- **OBJECTIVE**: All the data below goes into the copy word for word, but the pictures don't.

- **SOURCE MATERIAL**:
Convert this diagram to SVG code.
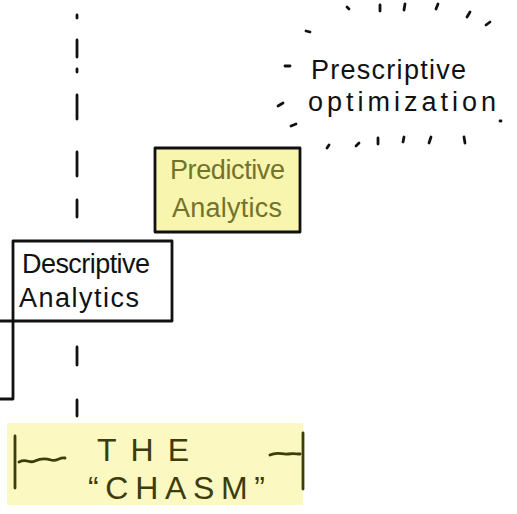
<svg xmlns="http://www.w3.org/2000/svg" width="517" height="514" viewBox="0 0 517 514">
<style>
.ink{stroke:#111;stroke-width:2.8;fill:none;stroke-linecap:round;stroke-linejoin:round}
.ray{stroke:#111;stroke-width:2.8;fill:none;stroke-linecap:round}
.box{stroke:#111;stroke-width:2.8;stroke-linejoin:round}
.hand{font-family:"Liberation Sans","DejaVu Sans",sans-serif;font-size:27px}
.olive{fill:#74732c}
.chasm{font-family:"Liberation Sans","DejaVu Sans",sans-serif;font-size:32px;fill:#3d3c0c}
</style>
<rect width="517" height="514" fill="#ffffff"/>
<g id="connectors">
<path class="ink" d="M77 15v3M77 40v17M77 69v3M77 95v24M77 152v24M77 200v17M77 347v18M77 400v16"/>
<path class="ink" d="M0 321h13M13 321v78h-13"/>
</g>
<g id="chasm">
<rect x="7" y="423" width="296" height="82" fill="#fbf8c2"/>
<path class="ink" style="stroke:#3d3c0c" d="M15 436v52M19 462c8-4 10 2 16-1s10-3 16-1 8-3 14-2M303 433v56M270 455c8-4 12 0 18-1s8 0 12 0"/>
<text class="chasm" x="97" y="461" textLength="92" lengthAdjust="spacing">THE</text>
<text class="chasm" x="88" y="499" textLength="177" lengthAdjust="spacing">“CHASM”</text>
</g>
<g id="predictive">
<rect class="box" x="155" y="148" width="145" height="84" fill="#f8f5ae"/>
<text class="hand olive" x="170" y="179" textLength="115">Predictive</text>
<text class="hand olive" x="172" y="217" textLength="110">Analytics</text>
</g>
<g id="descriptive">
<rect class="box" x="13" y="241" width="159" height="80" fill="#ffffff"/>
<text class="hand" x="22" y="273" textLength="128" fill="#111">Descriptive</text>
<text class="hand" x="19" y="307" textLength="120" fill="#111">Analytics</text>
</g>
<g id="prescriptive">
<text class="hand" x="311" y="79" font-size="30" textLength="155" fill="#111">Prescriptive</text>
<text class="hand" x="308" y="111" font-size="30" textLength="188" fill="#111">optimization</text>
<path class="ray" d="M347 7l2 2M380 5v6M405 4l-1 6M438 4l-2 5M470 12l-3 5M490 22l-4 3M306 31l4 1M285 66h5M278 106l5-3M291 126l5-2M500 121h1M327 148l2-3M356 146l3-3M378 144v-6M403 142l1-5M429 143l2-6M465 143l-1-6"/>
</g>
</svg>
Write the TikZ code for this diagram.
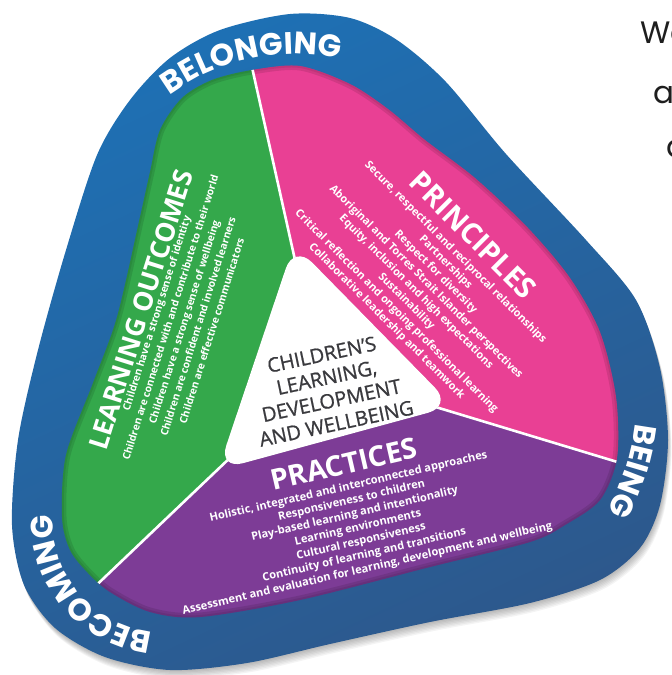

- **FINISHED EXERCISE**:
Convert this diagram to SVG code.
<svg xmlns="http://www.w3.org/2000/svg" width="517" height="514" viewBox="0 0 517 514">
<style>
.ink{stroke:#111;stroke-width:2.8;fill:none;stroke-linecap:round;stroke-linejoin:round}
.ray{stroke:#111;stroke-width:2.8;fill:none;stroke-linecap:round}
.box{stroke:#111;stroke-width:2.8;stroke-linejoin:round}
.hand{font-family:"Liberation Sans","DejaVu Sans",sans-serif;font-size:27px}
.olive{fill:#74732c}
.chasm{font-family:"Liberation Sans","DejaVu Sans",sans-serif;font-size:32px;fill:#3d3c0c}
</style>
<rect width="517" height="514" fill="#ffffff"/>
<g id="connectors">
<path class="ink" d="M77 15v3M77 40v17M77 69v3M77 95v24M77 152v24M77 200v17M77 347v18M77 400v16"/>
<path class="ink" d="M0 321h13M13 321v78h-13"/>
</g>
<g id="chasm">
<rect x="7" y="423" width="296" height="82" fill="#fbf8c2"/>
<path class="ink" style="stroke:#3d3c0c" d="M15 436v52M19 462c8-4 10 2 16-1s10-3 16-1 8-3 14-2M303 433v56M270 455c8-4 12 0 18-1s8 0 12 0"/>
<text class="chasm" x="97" y="461" textLength="92" lengthAdjust="spacing">THE</text>
<text class="chasm" x="88" y="499" textLength="177" lengthAdjust="spacing">“CHASM”</text>
</g>
<g id="predictive">
<rect class="box" x="155" y="148" width="145" height="84" fill="#f8f5ae"/>
<text class="hand olive" x="170" y="179" textLength="115">Predictive</text>
<text class="hand olive" x="172" y="217" textLength="110">Analytics</text>
</g>
<g id="descriptive">
<rect class="box" x="13" y="241" width="159" height="80" fill="#ffffff"/>
<text class="hand" x="22" y="273" textLength="128" fill="#111">Descriptive</text>
<text class="hand" x="19" y="307" textLength="120" fill="#111">Analytics</text>
</g>
<g id="prescriptive">
<text class="hand" x="311" y="79" font-size="30" textLength="155" fill="#111">Prescriptive</text>
<text class="hand" x="308" y="111" font-size="30" textLength="188" fill="#111">optimization</text>
<path class="ray" d="M347 7l2 2M380 5v6M405 4l-1 6M438 4l-2 5M470 12l-3 5M490 22l-4 3M306 31l4 1M285 66h5M278 106l5-3M291 126l5-2M500 121h1M327 148l2-3M356 146l3-3M378 144v-6M403 142l1-5M429 143l2-6M465 143l-1-6"/>
</g>
</svg>
Write the TikZ code for this diagram.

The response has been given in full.